In this text, I have been experimenting with postulating qualitative terms like 'mediality', 'aperture', and 'ordinariness'. Maybe these terms can shed some light on Cagean aesthetics; giving something a positive quality is to temporarily employ a heuristic device that might allow us to say something about what we hear. However, what all musical analysis really reveals is that there can be no qualities in sound or silence. The moment we try to define any quality, we see that it slips away. The empty interdependence of phenomena is revealed as we have to define it in terms of some other supporting condition.
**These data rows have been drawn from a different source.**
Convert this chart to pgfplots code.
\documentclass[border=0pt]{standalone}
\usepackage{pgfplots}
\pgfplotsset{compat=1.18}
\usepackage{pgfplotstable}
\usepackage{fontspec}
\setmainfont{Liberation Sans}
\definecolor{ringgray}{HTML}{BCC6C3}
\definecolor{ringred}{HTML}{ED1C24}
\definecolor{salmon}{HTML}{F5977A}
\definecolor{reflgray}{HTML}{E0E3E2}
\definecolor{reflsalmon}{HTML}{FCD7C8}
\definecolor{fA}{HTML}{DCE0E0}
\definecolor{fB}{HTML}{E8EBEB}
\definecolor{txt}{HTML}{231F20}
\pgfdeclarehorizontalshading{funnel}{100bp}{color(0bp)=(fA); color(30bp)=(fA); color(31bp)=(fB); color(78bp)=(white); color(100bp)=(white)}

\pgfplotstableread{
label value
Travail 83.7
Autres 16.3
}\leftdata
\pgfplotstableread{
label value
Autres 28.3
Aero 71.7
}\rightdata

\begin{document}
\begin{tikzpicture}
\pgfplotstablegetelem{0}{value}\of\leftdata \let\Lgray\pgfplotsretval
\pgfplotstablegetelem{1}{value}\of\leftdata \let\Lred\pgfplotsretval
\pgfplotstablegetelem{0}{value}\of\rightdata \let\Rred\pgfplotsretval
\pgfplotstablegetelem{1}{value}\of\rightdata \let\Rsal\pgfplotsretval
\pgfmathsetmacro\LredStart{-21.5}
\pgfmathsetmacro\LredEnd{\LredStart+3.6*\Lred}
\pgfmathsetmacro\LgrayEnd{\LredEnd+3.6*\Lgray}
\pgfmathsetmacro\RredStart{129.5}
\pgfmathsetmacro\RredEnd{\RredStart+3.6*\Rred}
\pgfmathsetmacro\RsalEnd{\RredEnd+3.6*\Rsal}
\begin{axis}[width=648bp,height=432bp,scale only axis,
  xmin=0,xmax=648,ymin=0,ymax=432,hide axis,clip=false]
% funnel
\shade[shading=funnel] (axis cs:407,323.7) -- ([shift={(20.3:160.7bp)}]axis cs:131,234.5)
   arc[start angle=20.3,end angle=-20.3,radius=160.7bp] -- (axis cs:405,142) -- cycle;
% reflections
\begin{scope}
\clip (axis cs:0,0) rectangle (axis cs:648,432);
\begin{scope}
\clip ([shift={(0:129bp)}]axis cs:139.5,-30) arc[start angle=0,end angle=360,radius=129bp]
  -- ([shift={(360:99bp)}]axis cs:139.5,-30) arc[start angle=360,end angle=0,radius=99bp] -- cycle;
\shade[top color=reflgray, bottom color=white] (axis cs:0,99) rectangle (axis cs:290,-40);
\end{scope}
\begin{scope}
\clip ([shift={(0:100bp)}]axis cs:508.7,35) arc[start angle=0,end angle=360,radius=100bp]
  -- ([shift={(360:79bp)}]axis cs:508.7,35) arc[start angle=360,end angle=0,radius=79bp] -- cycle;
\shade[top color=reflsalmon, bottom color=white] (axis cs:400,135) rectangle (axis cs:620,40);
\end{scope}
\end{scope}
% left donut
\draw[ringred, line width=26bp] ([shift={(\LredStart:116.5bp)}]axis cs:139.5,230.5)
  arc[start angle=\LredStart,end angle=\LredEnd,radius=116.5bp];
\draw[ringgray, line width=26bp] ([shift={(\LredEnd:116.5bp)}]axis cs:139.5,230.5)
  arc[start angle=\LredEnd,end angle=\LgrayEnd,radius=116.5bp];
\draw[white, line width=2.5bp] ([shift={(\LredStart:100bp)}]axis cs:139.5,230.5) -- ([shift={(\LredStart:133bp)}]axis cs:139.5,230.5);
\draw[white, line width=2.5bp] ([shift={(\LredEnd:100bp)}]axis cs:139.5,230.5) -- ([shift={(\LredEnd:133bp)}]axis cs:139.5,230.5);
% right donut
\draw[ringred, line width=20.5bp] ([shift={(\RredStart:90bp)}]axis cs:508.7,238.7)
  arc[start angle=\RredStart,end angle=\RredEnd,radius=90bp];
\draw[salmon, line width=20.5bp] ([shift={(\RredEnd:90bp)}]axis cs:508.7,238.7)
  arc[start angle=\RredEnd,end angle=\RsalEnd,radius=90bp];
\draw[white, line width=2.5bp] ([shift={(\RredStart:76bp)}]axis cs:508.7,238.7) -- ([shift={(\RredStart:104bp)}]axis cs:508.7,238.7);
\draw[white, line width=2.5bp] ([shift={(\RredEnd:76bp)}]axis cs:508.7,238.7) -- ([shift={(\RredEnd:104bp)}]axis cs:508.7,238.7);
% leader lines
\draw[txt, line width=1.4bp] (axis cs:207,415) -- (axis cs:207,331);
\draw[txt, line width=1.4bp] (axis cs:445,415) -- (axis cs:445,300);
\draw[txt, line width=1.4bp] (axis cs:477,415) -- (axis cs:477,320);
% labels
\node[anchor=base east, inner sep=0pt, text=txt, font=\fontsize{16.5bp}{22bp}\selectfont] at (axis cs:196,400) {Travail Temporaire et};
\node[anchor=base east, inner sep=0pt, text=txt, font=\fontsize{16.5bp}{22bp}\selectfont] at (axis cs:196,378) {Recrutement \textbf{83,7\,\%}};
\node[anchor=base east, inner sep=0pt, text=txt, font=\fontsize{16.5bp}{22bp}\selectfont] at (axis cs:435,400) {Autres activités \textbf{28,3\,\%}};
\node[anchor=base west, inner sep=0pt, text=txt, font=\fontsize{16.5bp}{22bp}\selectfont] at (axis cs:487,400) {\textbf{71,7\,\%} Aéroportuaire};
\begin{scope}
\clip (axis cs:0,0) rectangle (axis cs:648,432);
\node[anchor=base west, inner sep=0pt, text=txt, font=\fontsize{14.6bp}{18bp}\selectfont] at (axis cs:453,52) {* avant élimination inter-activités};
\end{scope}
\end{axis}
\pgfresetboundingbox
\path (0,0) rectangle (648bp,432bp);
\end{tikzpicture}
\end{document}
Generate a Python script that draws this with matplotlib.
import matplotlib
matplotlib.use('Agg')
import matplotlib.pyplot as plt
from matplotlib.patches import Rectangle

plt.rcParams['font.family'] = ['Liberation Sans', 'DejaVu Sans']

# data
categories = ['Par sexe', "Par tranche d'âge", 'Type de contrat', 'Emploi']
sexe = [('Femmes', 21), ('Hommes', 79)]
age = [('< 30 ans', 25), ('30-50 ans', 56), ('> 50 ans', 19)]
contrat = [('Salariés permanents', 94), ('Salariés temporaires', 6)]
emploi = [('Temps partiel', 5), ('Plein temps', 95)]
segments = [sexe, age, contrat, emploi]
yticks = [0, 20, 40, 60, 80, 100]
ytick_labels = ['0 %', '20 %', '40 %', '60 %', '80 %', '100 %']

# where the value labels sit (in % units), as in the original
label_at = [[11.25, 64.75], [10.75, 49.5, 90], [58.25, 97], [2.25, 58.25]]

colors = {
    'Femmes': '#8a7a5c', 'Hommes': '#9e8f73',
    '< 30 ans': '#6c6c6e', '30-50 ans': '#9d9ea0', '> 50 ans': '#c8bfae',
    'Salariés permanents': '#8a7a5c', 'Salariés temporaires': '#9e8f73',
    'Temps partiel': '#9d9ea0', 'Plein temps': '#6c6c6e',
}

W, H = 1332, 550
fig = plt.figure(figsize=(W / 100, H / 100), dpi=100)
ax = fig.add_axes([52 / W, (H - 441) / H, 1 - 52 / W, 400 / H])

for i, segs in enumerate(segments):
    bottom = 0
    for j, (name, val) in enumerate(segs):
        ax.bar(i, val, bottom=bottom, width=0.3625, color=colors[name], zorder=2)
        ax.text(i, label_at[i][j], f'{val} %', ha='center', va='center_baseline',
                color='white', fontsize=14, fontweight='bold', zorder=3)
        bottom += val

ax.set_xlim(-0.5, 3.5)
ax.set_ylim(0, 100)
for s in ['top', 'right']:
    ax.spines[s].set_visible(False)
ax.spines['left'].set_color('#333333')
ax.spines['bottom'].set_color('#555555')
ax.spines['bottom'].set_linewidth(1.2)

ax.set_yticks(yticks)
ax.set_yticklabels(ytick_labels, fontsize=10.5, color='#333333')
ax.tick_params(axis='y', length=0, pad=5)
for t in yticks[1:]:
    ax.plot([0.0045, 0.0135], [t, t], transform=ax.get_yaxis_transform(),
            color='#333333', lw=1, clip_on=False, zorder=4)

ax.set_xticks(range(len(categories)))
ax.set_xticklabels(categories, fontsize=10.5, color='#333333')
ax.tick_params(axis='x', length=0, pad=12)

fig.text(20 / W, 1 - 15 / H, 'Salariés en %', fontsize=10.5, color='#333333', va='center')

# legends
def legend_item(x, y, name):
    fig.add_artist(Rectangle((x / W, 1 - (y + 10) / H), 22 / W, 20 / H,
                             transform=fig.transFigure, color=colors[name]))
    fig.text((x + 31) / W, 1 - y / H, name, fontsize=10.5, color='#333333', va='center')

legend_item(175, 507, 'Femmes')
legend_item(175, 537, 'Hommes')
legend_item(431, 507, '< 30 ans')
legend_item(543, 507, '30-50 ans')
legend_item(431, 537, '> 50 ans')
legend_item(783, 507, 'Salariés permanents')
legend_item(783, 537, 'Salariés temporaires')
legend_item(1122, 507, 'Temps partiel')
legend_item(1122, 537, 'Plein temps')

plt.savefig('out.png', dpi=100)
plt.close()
This continues indefinitely to the point where we see that all word that describes qualities are just ultimately conventional designations. But this lack is only coherent with our experience of these qualities in music. After all, if sounds truly had 'medial qualities', they would no longer be 'just sounds' but rather sounds distorted by conceptuality; if the silences really had indeterminate 'qualities' to them, they would no longer be moments of emptiness.